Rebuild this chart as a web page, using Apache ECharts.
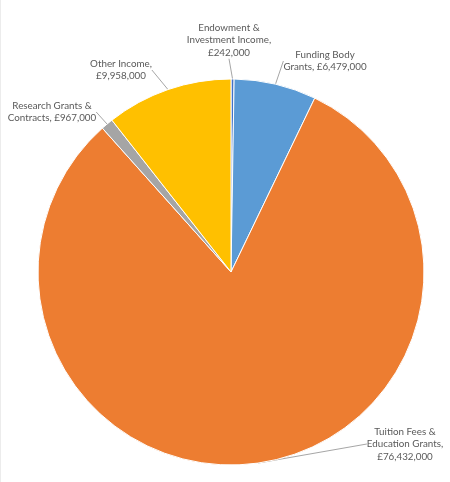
<!DOCTYPE html>
<html>
<head>
<meta charset="utf-8">
<script src="https://cdn.jsdelivr.net/npm/echarts@6/dist/echarts.min.js"></script>
<style>
  html, body { margin: 0; padding: 0; background: #fff; }
  #chart { width: 450px; height: 482px; }
  /* faint edge left over from the Excel screenshot */
  .edge { position: absolute; left: 0; top: 0; width: 1px; height: 482px; background: #ececec; z-index: 2; }
</style>
</head>
<body>
<div class="edge"></div>
<div id="chart"></div>
<script>
var categories = [
  'Endowment &\nInvestment Income',
  'Funding Body\nGrants',
  'Tuition Fees &\nEducation Grants',
  'Research Grants &\nContracts',
  'Other Income'
]
var values = [242000, 6479000, 76432000, 967000, 9958000]
var colors = ['#4472C4', '#5B9BD5', '#ED7D31', '#A5A5A5', '#FFC000']

// where Excel put each label (centre of the text block)
var labelSpots = [
  { x: 229, y: 40 },
  { x: 325, y: 61 },
  { x: 405, y: 444 },
  { x: 52, y: 112 },
  { x: 121, y: 70 }
]

function fmt(v) {
  return '£' + v.toLocaleString('en-GB')
}

var chart = echarts.init(document.getElementById('chart'))
chart.setOption({
  backgroundColor: '#fff',
  animation: false,
  series: [
    {
      type: 'pie',
      center: [231, 272],
      radius: 193,
      startAngle: 90,
      clockwise: true,
      data: categories.map(function (c, i) {
        return { name: c, value: values[i], itemStyle: { color: colors[i] } }
      }),
      itemStyle: { borderColor: '#fff', borderWidth: 1 },
      label: {
        show: true,
        position: 'outside',
        alignTo: 'none',
        overflow: 'none',
        color: '#595959',
        fontFamily: 'Lato',
        fontSize: 9.8,
        lineHeight: 12.5,
        align: 'center',
        formatter: function (p) {
          // Excel puts the comma after the name, then the amount
          var lines = p.name.split('\n')
          var amount = fmt(p.value)
          if (p.dataIndex === 1 || p.dataIndex === 3) {
            return lines[0] + '\n' + lines[1] + ', ' + amount
          }
          return p.name + ',\n' + amount
        }
      },
      labelLine: {
        show: true,
        length: 8,
        length2: 0,
        lineStyle: { color: '#A6A6A6', width: 1 }
      },
      labelLayout: function (params) {
        var s = labelSpots[params.dataIndex]
        return { x: s.x, y: s.y, align: 'center', verticalAlign: 'middle' }
      }
    }
  ]
})
</script>
</body>
</html>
........
■ **Task to carry out**
Drop the images and repeat the data exactly.

■ **Written answer**
Rebuild this chart as a web page, using Apache ECharts.
<!DOCTYPE html>
<html>
<head>
<meta charset="utf-8">
<script src="https://cdn.jsdelivr.net/npm/echarts@6/dist/echarts.min.js"></script>
<style>
  html, body { margin: 0; padding: 0; background: #fff; }
  #chart { width: 450px; height: 482px; }
  /* faint edge left over from the Excel screenshot */
  .edge { position: absolute; left: 0; top: 0; width: 1px; height: 482px; background: #ececec; z-index: 2; }
</style>
</head>
<body>
<div class="edge"></div>
<div id="chart"></div>
<script>
var categories = [
  'Endowment &\nInvestment Income',
  'Funding Body\nGrants',
  'Tuition Fees &\nEducation Grants',
  'Research Grants &\nContracts',
  'Other Income'
]
var values = [242000, 6479000, 76432000, 967000, 9958000]
var colors = ['#4472C4', '#5B9BD5', '#ED7D31', '#A5A5A5', '#FFC000']

// where Excel put each label (centre of the text block)
var labelSpots = [
  { x: 229, y: 40 },
  { x: 325, y: 61 },
  { x: 405, y: 444 },
  { x: 52, y: 112 },
  { x: 121, y: 70 }
]

function fmt(v) {
  return '£' + v.toLocaleString('en-GB')
}

var chart = echarts.init(document.getElementById('chart'))
chart.setOption({
  backgroundColor: '#fff',
  animation: false,
  series: [
    {
      type: 'pie',
      center: [231, 272],
      radius: 193,
      startAngle: 90,
      clockwise: true,
      data: categories.map(function (c, i) {
        return { name: c, value: values[i], itemStyle: { color: colors[i] } }
      }),
      itemStyle: { borderColor: '#fff', borderWidth: 1 },
      label: {
        show: true,
        position: 'outside',
        alignTo: 'none',
        overflow: 'none',
        color: '#595959',
        fontFamily: 'Lato',
        fontSize: 9.8,
        lineHeight: 12.5,
        align: 'center',
        formatter: function (p) {
          // Excel puts the comma after the name, then the amount
          var lines = p.name.split('\n')
          var amount = fmt(p.value)
          if (p.dataIndex === 1 || p.dataIndex === 3) {
            return lines[0] + '\n' + lines[1] + ', ' + amount
          }
          return p.name + ',\n' + amount
        }
      },
      labelLine: {
        show: true,
        length: 8,
        length2: 0,
        lineStyle: { color: '#A6A6A6', width: 1 }
      },
      labelLayout: function (params) {
        var s = labelSpots[params.dataIndex]
        return { x: s.x, y: s.y, align: 'center', verticalAlign: 'middle' }
      }
    }
  ]
})
</script>
</body>
</html>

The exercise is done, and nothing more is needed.